Profile Image for Lizzie.
413 reviews34 followers
July 28, 2015
I picked this almost at random, long before I knew of Keenan's rich second life as a professional conspiracy theorist. The Tuareg is an early work from the 70s, and is initially difficult of which to make heads or tails. However, if you ignore the book's pretensions to geography, ethnography, and subtle self-aggrandizement, what comes through is a fascinating snapshot of the Kel Ahaggar at a moment of transition. Keenan's reconstruction of late 19th and early 20th century local history is fascinating, as is his documentation of the Kel Ahaggar's varied transitions to life as French subjects, then Algerian citizens. In refreshing contrast to many accounts of the Tuareg, Keenan largely resists romanticizing the lifestyle and instead describes a highly pragmatic, sometimes predatory social structure that was already in flux by the time the 20th century arrived.

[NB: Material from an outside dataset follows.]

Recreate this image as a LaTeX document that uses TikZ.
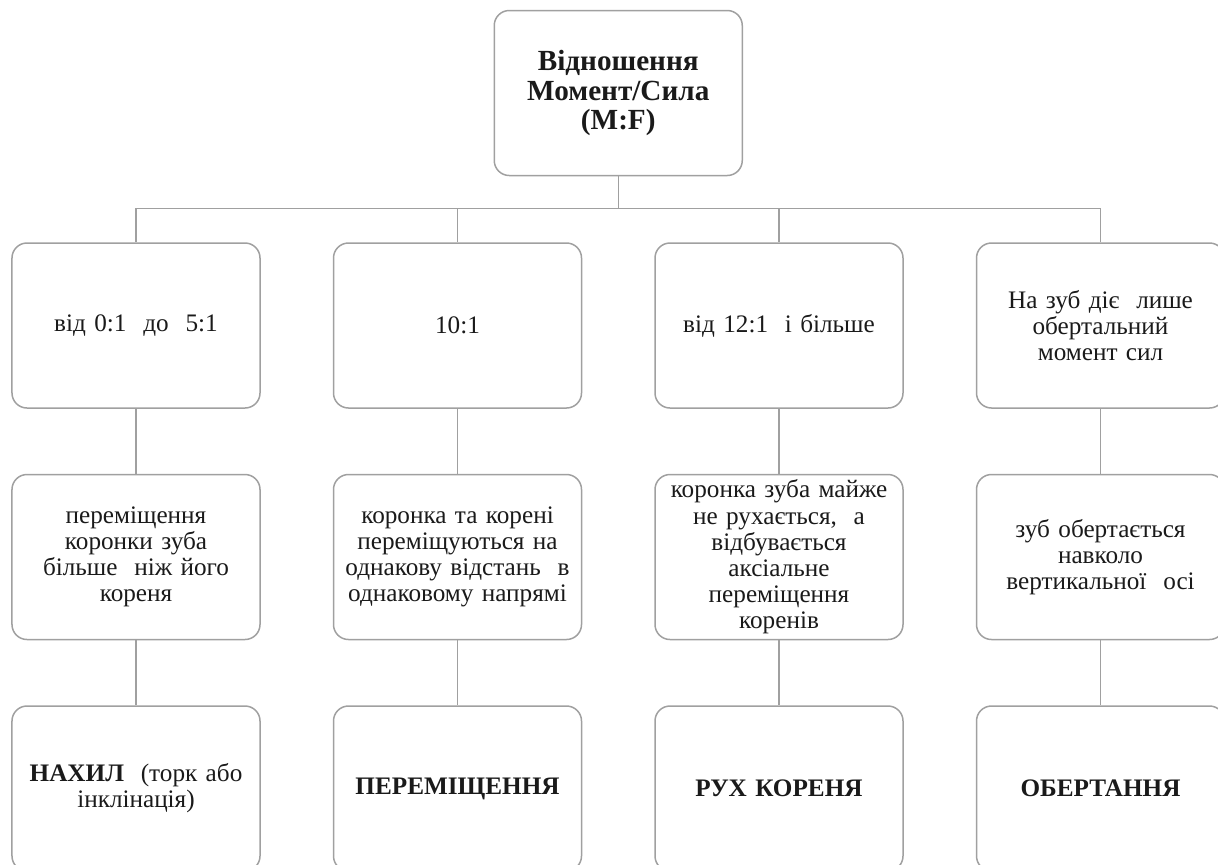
\documentclass[tikz,border=0pt]{standalone}
\usepackage{fontspec}
\setmainfont{Liberation Serif}
\usetikzlibrary{positioning, calc}
\definecolor{mfLineS}{HTML}{A0A0A0}
\definecolor{mfText}{HTML}{1A1A1A}
\tikzset{
  mfBase/.style={rectangle, draw=mfLineS, fill=white, rounded corners=7.5pt,
                 minimum width=124pt, minimum height=82.5pt, text width=121pt,
                 align=center, font=\fontsize{12.6}{13.1}\selectfont, line width=0.75pt,
                 inner xsep=1.5pt, inner ysep=1pt, text=mfText},
  mfHead/.style={mfBase, font=\fontsize{14.6}{14.6}\selectfont\bfseries},
  mfLink/.style={draw=mfLineS, line width=0.75pt},
}

\begin{document}
\begin{tikzpicture}[node distance=32.5pt and 36pt]
  \useasboundingbox (-68pt,162.75pt) rectangle (541pt,-269.25pt);

  % ─── Row 1: ratio ranges ─────────────────────────────────────────────
  \node[mfBase]              (c1) at (0,0) {від 0:1\ \ до\ \ 5:1};
  \node[mfBase, right=of c1] (c2)          {10:1};
  \node[mfBase, right=of c2] (c3)          {від 12:1\ \ і більше};
  \node[mfBase, right=of c3] (c4)          {На зуб діє\ \ лише\\обертальний\\момент сил};

  % ─── Head box, centred over the middle of row 1 ─────────────────────
  \coordinate (mid) at ($(c2.north)!0.5!(c3.north)$);
  \node[mfHead, above=33pt of mid] (mf) {Відношення\\Момент/Сила\\(M:F)};

  % ─── Row 2: how the tooth moves ─────────────────────────────────────
  \node[mfBase, below=of c1] (m1) {переміщення\\коронки зуба\\більше\ \ ніж його\\кореня};
  \node[mfBase, below=of c2] (m2) {коронка та корені\\переміщуються на\\однакову відстань\ \ в\\однаковому напрямі};
  \node[mfBase, below=of c3] (m3) {коронка зуба майже\\не рухається,\ \ а\\відбувається\\аксіальне\\переміщення\\коренів};
  \node[mfBase, below=of c4] (m4) {зуб обертається\\навколо\\вертикальної\ \ осі};

  % ─── Row 3: type of movement (cut by the page edge) ─────────────────
  \node[mfBase, below=of m1] (t1) {\textbf{НАХИЛ}\ \ (торк або\\інклінація)};
  \node[mfBase, below=of m2] (t2) {\textbf{ПЕРЕМІЩЕННЯ}};
  \node[mfBase, below=of m3] (t3) {\textbf{РУХ КОРЕНЯ}};
  \node[mfBase, below=of m4] (t4) {\textbf{ОБЕРТАННЯ}};

  % ─── Connectors ─────────────────────────────────────────────────────
  \coordinate (bus) at ($(mf.south)+(0,-16pt)$);
  \draw[mfLink] (mf.south) -- (bus);
  \foreach \i in {1,...,4} {
    \draw[mfLink] (bus) -| (c\i.north);
    \draw[mfLink] (c\i) -- (m\i);
    \draw[mfLink] (m\i) -- (t\i);
  }
\end{tikzpicture}
\end{document}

More than anything, it was nice after the intense, and intensely Algiers-focused, A Savage War of Peace: Algeria, 1954-1962 to read from a different center of gravity where the war is hardly a blip in comparison to prospects for employment at the French nuclear site In Eker.
Profile Image for Mike Barton.
20 reviews7 followers
October 10, 2025
Rather terrific snapshot of where the Tuareg had ended up by the end on the sixties.